• **Work instructions**:
Leave out the pictures, and write out exactly the lines from the beginning of the material to the line holding "import * as d3 from 'd3';", that line included, and nothing else.

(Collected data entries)
>> Begin

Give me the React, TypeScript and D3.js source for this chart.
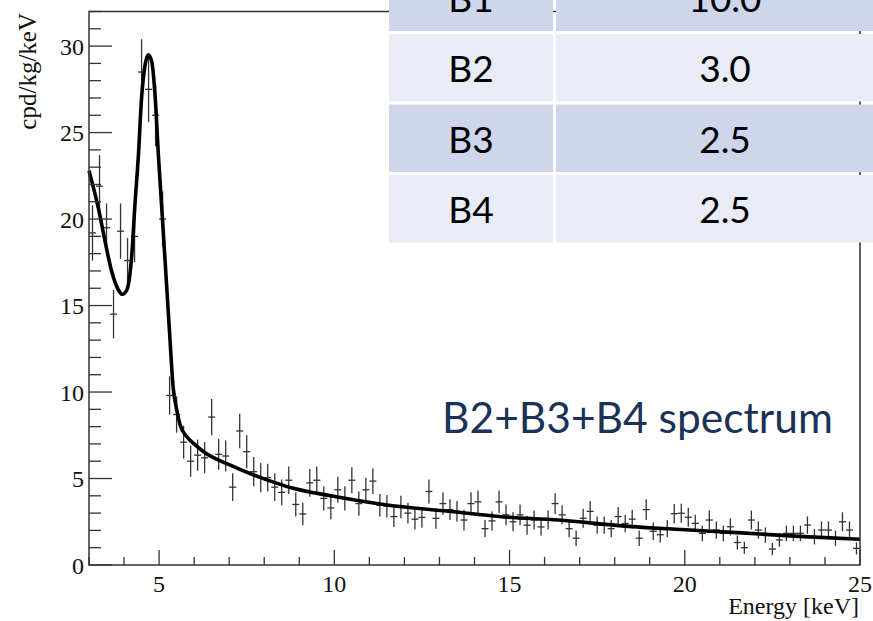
import React from 'react';
import * as d3 from 'd3';

// Bin centres (keV), measured rate (cpd/kg/keV) and its error
const energy = [
  3.1, 3.3, 3.5, 3.7, 3.9, 4.1, 4.3, 4.5, 4.7, 4.9, 5.1,
  5.3, 5.5, 5.7, 5.9, 6.1, 6.3, 6.5, 6.7, 6.9, 7.1, 7.3, 7.5, 7.7, 7.9,
  8.1, 8.3, 8.5, 8.7, 8.9, 9.1, 9.3, 9.5, 9.7, 9.9,
  10.1, 10.3, 10.5, 10.7, 10.9, 11.1, 11.3, 11.5, 11.7, 11.9,
  12.1, 12.3, 12.5, 12.7, 12.9, 13.1, 13.3, 13.5, 13.7, 13.9,
  14.1, 14.3, 14.5, 14.7, 14.9, 15.1, 15.3, 15.5, 15.7, 15.9,
  16.1, 16.3, 16.5, 16.7, 16.9, 17.1, 17.3, 17.5, 17.7, 17.9,
  18.1, 18.3, 18.5, 18.7, 18.9, 19.1, 19.3, 19.5, 19.7, 19.9,
  20.1, 20.3, 20.5, 20.7, 20.9, 21.1, 21.3, 21.5, 21.7, 21.9,
  22.1, 22.3, 22.5, 22.7, 22.9, 23.1, 23.3, 23.5, 23.7, 23.9,
  24.1, 24.3, 24.5, 24.7, 24.9,
];
const rate = [
  19.2, 21.9, 19.5, 14.5, 19.3, 17.6, 19.0, 28.5, 27.5, 26.0, 20.0,
  9.8, 8.7, 7.1, 6.0, 6.35, 6.2, 8.55, 6.4, 6.3, 4.5, 7.75, 6.55, 5.4, 5.05,
  5.05, 4.5, 4.2, 4.9, 3.5, 2.95, 4.75, 4.9, 3.85, 3.3,
  4.35, 3.85, 4.9, 3.55, 4.35, 4.85, 3.45, 3.4, 2.8, 3.35,
  3.0, 2.65, 2.75, 4.25, 2.7, 3.55, 3.2, 3.1, 2.6, 3.55,
  3.65, 2.1, 2.55, 3.65, 2.9, 2.5, 2.9, 2.3, 2.6, 2.2,
  2.6, 3.55, 2.9, 2.1, 1.55, 2.7, 3.1, 2.3, 2.3, 2.1,
  2.8, 2.4, 2.65, 1.55, 3.2, 1.95, 1.75, 2.1, 2.97, 2.99,
  2.76, 2.41, 1.83, 2.6, 2.02, 1.83, 2.21, 1.3, 1.0, 2.6,
  2.02, 1.73, 0.92, 1.45, 1.83, 1.83, 1.83, 2.31, 1.64, 2.02,
  2.02, 1.54, 2.5, 2.02, 0.96,
];
const rateErr = [
  1.6, 1.8, 1.4, 1.4, 1.6, 1.3, 1.5, 1.9, 1.9, 1.8, 1.6,
  1.1, 1.05, 0.95, 0.9, 0.9, 0.9, 1.05, 0.9, 0.9, 0.8, 1.0, 0.95, 0.85, 0.85,
  0.8, 0.8, 0.75, 0.8, 0.7, 0.65, 0.8, 0.8, 0.7, 0.65,
  0.75, 0.7, 0.75, 0.7, 0.7, 0.75, 0.65, 0.65, 0.6, 0.65,
  0.6, 0.6, 0.6, 0.7, 0.6, 0.65, 0.6, 0.6, 0.6, 0.65,
  0.65, 0.5, 0.55, 0.65, 0.6, 0.55, 0.6, 0.55, 0.55, 0.5,
  0.55, 0.6, 0.55, 0.5, 0.45, 0.55, 0.6, 0.5, 0.5, 0.5,
  0.55, 0.5, 0.55, 0.45, 0.6, 0.5, 0.45, 0.5, 0.55, 0.55,
  0.55, 0.5, 0.45, 0.55, 0.5, 0.45, 0.5, 0.4, 0.35, 0.55,
  0.5, 0.45, 0.35, 0.4, 0.45, 0.45, 0.45, 0.5, 0.45, 0.5,
  0.5, 0.45, 0.55, 0.5, 0.35,
];

// Fit curve
const fitE = [
  3.0, 3.27, 3.46, 3.65, 3.84, 3.95, 4.08, 4.22, 4.31, 4.41, 4.5, 4.6, 4.69,
  4.79, 4.89, 4.98, 5.09, 5.22, 5.3, 5.4, 5.5, 5.6, 5.8, 6.0, 6.3, 7.0, 7.7,
  8.0, 8.8, 9.9, 11.5, 13.4, 14.7, 16.4, 18.3, 19.9, 21.5, 23.4, 25.0,
];
const fitRate = [
  22.8, 20.6, 18.7, 16.95, 15.9, 15.65, 15.9, 17.9, 20.8, 23.7, 27.0, 28.9, 29.5,
  29.1, 27.0, 23.7, 20.2, 16.0, 13.4, 10.3, 9.0, 8.1, 7.4, 7.0, 6.5, 5.8, 5.2,
  4.98, 4.45, 4.0, 3.47, 3.08, 2.8, 2.6, 2.25, 2.05, 1.87, 1.64, 1.49,
];

const xMajor = [5, 10, 15, 20, 25];
const xMinor = [3, 4, 6, 7, 8, 9, 11, 12, 13, 14, 16, 17, 18, 19, 21, 22, 23, 24];
const yMajor = [0, 5, 10, 15, 20, 25, 30];
const yMinor = [1, 2, 3, 4, 6, 7, 8, 9, 11, 12, 13, 14, 16, 17, 18, 19, 21, 22, 23, 24, 26, 27, 28, 29, 31, 32];

const tableLabels = ['B1', 'B2', 'B3', 'B4'];
const tableValues = ['10.0', '3.0', '2.5', '2.5'];

export default function App() {
  const W = 873;
  const H = 621;
  const left = 89, right = 860, top = 11.5, bottom = 565;
  const x = d3.scaleLinear().domain([3, 25]).range([left, right]);
  const y = d3.scaleLinear().domain([0, 32]).range([bottom, top]);

  const fitLine = d3
    .line<number>()
    .x((_, i) => x(fitE[i]))
    .y((d) => y(d))
    .curve(d3.curveMonotoneX)(fitRate) as string;

  const axisColor = '#333';
  const serif = '"Liberation Serif", "DejaVu Serif", serif';
  const sans = 'Lato, "Open Sans", sans-serif';

  const rowTop = (i: number) => 34 + (i - 1) * 70.5;
  const rowH = 67.5;

  return (
    <svg
      width={W}
      height={H}
      viewBox={`0 0 ${W} ${H}`}
      style={{ position: 'absolute', left: 0, top: 0, background: '#fff', overflow: 'hidden' }}
    >
      <rect x={0} y={0} width={W} height={H} fill="#fff" />

      {/* data points with error bars */}
      <g stroke="#333" strokeWidth={1.3} fill="none">
        {energy.map((e, i) => {
          const cx = x(e);
          const cy = y(rate[i]);
          return (
            <g key={i}>
              <line x1={cx} x2={cx} y1={y(rate[i] - rateErr[i])} y2={y(rate[i] + rateErr[i])} />
              <line x1={x(e - 0.1)} x2={x(e + 0.1)} y1={cy} y2={cy} />
            </g>
          );
        })}
      </g>

      {/* fit */}
      <path d={fitLine} fill="none" stroke="#000" strokeWidth={3.6} strokeLinejoin="round" />

      {/* frame */}
      <rect x={left} y={top} width={right - left} height={bottom - top} fill="none" stroke={axisColor} strokeWidth={1.5} />

      {/* ticks */}
      <g stroke={axisColor} strokeWidth={1.3}>
        {xMajor.map((t) => (
          <line key={'xM' + t} x1={x(t)} x2={x(t)} y1={bottom} y2={bottom - 15} />
        ))}
        {xMinor.map((t) => (
          <line key={'xm' + t} x1={x(t)} x2={x(t)} y1={bottom} y2={bottom - 8} />
        ))}
        {yMajor.map((t) => (
          <line key={'yM' + t} x1={left} x2={left + 23} y1={y(t)} y2={y(t)} />
        ))}
        {yMinor.map((t) => (
          <line key={'ym' + t} x1={left} x2={left + 12} y1={y(t)} y2={y(t)} />
        ))}
      </g>

      <g fontFamily={serif} fontSize={24} fill="#111">
        {xMajor.map((t) => (
          <text key={'xl' + t} x={x(t)} y={592} textAnchor="middle">
            {t}
          </text>
        ))}
        {yMajor.map((t) => (
          <text key={'yl' + t} x={84} y={y(t) + 8.5} textAnchor="end">
            {t}
          </text>
        ))}
      </g>

      <text x={859} y={614} fontFamily={serif} fontSize={24} textAnchor="end" fill="#111">
        Energy [keV]
      </text>
      <text
        transform="translate(36,13) rotate(-90)"
        fontFamily={serif}
        fontSize={25}
        textAnchor="end"
        fill="#111"
      >
        cpd/kg/keV
      </text>

      {/* table overlay */}
      <g>
        {tableLabels.map((lab, i) => {
          const ty = rowTop(i);
          const fill = i % 2 === 0 ? '#CFD5EA' : '#E9EBF5';
          return (
            <g key={lab}>
              <rect x={389} y={ty} width={164} height={rowH} fill={fill} />
              <rect x={556} y={ty} width={330} height={rowH} fill={fill} />
              <text x={471} y={ty + 48} fontFamily={sans} fontSize={37} textAnchor="middle" fill="#000">
                {lab}
              </text>
              <text x={725} y={ty + 48} fontFamily={sans} fontSize={37} textAnchor="middle" fill="#000">
                {tableValues[i]}
              </text>
            </g>
          );
        })}
      </g>

      <text x={442} y={433} fontFamily={sans} fontSize={42.5} fill="#1B3257">
        B2+B3+B4 spectrum
      </text>
    </svg>
  );
}
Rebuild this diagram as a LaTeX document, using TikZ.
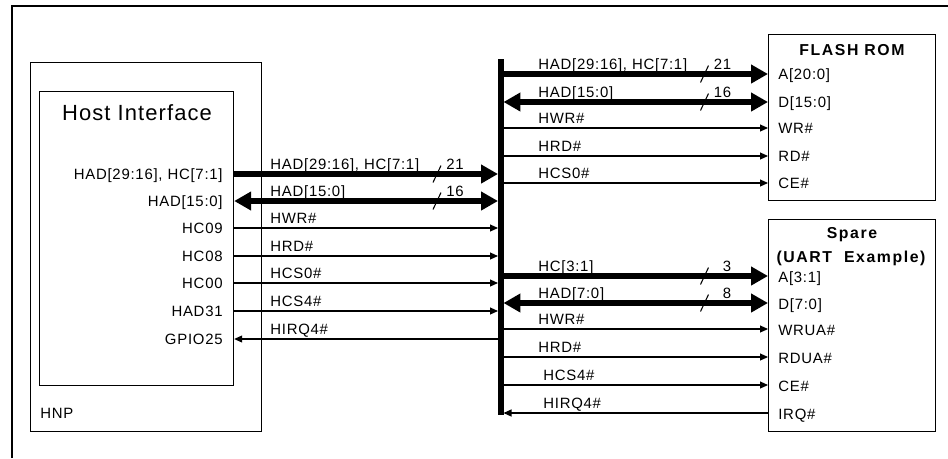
\documentclass[tikz,border=0pt]{standalone}
\usepackage{fontspec}
\setmainfont{Liberation Sans}[LetterSpace=5]
\newfontfamily\headfont{Liberation Sans}[LetterSpace=10]
\usetikzlibrary{arrows.meta}
\tikzset{
  sig/.style={font=\fontsize{8.5}{10}\selectfont, inner sep=0pt},
  head/.style={font=\headfont\bfseries\fontsize{9}{10}\selectfont, inner sep=0pt},
  block/.style={draw, line width=0.7pt, anchor=north west, inner sep=0pt},
  fat/.style={line width=3pt},
  fatto/.style={fat, -{Triangle[length=0.34cm,width=0.36cm]}},
  fatboth/.style={fat, {Triangle[length=0.34cm,width=0.36cm]}-{Triangle[length=0.34cm,width=0.36cm]}},
  wire/.style={line width=0.6pt, -{Triangle[length=0.16cm,width=0.14cm]}},
  wireback/.style={line width=0.6pt, {Triangle[length=0.16cm,width=0.14cm]}-},
  tick/.style={line width=0.6pt},
}
\begin{document}
\begin{tikzpicture}[x=0.02cm, y=-0.02cm]
  \useasboundingbox (0,0) rectangle (948,458);
  % outer frame (only top and left edge visible)
  \draw[line width=0.6pt] (12,458) -- (12,6) -- (948,6);

  % blocks
  \node[block, minimum width=4.62cm, minimum height=7.38cm] (hnp) at (30,62) {};
  \node[block, minimum width=3.88cm, minimum height=5.88cm] (host) at (39,91) {};
  \node[block, minimum width=3.34cm, minimum height=3.32cm] (flash) at (768,34) {};
  \node[block, minimum width=3.34cm, minimum height=4.24cm] (spare) at (768,219) {};

  % block titles
  \node[font=\fontsize{12.5}{15}\selectfont, inner sep=0pt] (hosttitle) at (137,113) {Host Interface};
  \node[sig, anchor=base west] (hnptitle) at (40,418.3) {HNP};
  \node[head, anchor=base] (flashtitle) at (852,55.7) {FLASH ROM};
  \node[head, anchor=base] (sparetitle) at (852,238.7) {Spare};
  \node[head, anchor=base] (sparesub) at (851,262.7) {(UART\ \ Example)};

  % backbone bus
  \coordinate (bustop) at (501,59);
  \coordinate (busbot) at (501,415);
  \draw[line width=3.1pt] (bustop) -- (busbot);
  \coordinate (busL) at (498,0);
  \coordinate (busR) at (503.5,0);

  % host side signals
  \foreach \n/\y/\pin/\lab/\kind in {
      1/174/{HAD[29:16], HC[7:1]}/{HAD[29:16], HC[7:1]}/fatto,
      2/201/{HAD[15:0]}/{HAD[15:0]}/fatboth,
      3/228/HC09/HWR\#/wire,
      4/256/HC08/HRD\#/wire,
      5/283/HC00/HCS0\#/wire,
      6/311/HAD31/HCS4\#/wire,
      7/339/GPIO25/HIRQ4\#/wireback}{
    \coordinate (h\n) at (0,\y);
    \node[sig, anchor=base east] (hpin\n) at (223,\y+5.3) {\pin};
    \node[sig, anchor=base west] (hlab\n) at (270,\y-5) {\lab};
    \draw[\kind] (host.east |- h\n) -- (busL |- h\n);
  }

  % flash rom signals
  \foreach \n/\y/\lab/\port/\kind in {
      1/74/{HAD[29:16], HC[7:1]}/{A[20:0]}/fatto,
      2/102/{HAD[15:0]}/{D[15:0]}/fatboth,
      3/128/HWR\#/WR\#/wire,
      4/156/HRD\#/RD\#/wire,
      5/183/HCS0\#/CE\#/wire}{
    \coordinate (f\n) at (0,\y);
    \node[sig, anchor=base west] (flab\n) at (538,\y-5) {\lab};
    \node[sig, anchor=base west] (fport\n) at (778,\y+5.3) {\port};
    \draw[\kind] (busR |- f\n) -- (flash.west |- f\n);
  }

  % spare (uart) signals
  \foreach \n/\y/\x/\lab/\port/\kind in {
      1/276/538/{HC[3:1]}/{A[3:1]}/fatto,
      2/303/538/{HAD[7:0]}/{D[7:0]}/fatboth,
      3/329/538/HWR\#/WRUA\#/wire,
      4/357/538/HRD\#/RDUA\#/wire,
      5/385/543/HCS4\#/CE\#/wire,
      6/413/543/HIRQ4\#/IRQ\#/wireback}{
    \coordinate (s\n) at (0,\y);
    \node[sig, anchor=base west] (slab\n) at (\x,\y-5) {\lab};
    \node[sig, anchor=base west] (sport\n) at (778,\y+6) {\port};
    \draw[\kind] (busR |- s\n) -- (spare.west |- s\n);
  }

  % bus width ticks
  \foreach \n/\x/\y/\w in {1/437/174/21, 2/437/201/16, 3/704.5/74/21,
      4/704.5/102/16, 5/704.5/276/3, 6/704.5/303/8}{
    \draw[tick] (\x-4,\y+8.5) -- (\x+4,\y-8.5);
    \node[sig, anchor=base east] (width\n) at (\x+27,\y-5) {\w};
  }
\end{tikzpicture}
\end{document}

>> End

• **Solution for this exercise**:
Give me the React, TypeScript and D3.js source for this chart.
import React from 'react';
import * as d3 from 'd3';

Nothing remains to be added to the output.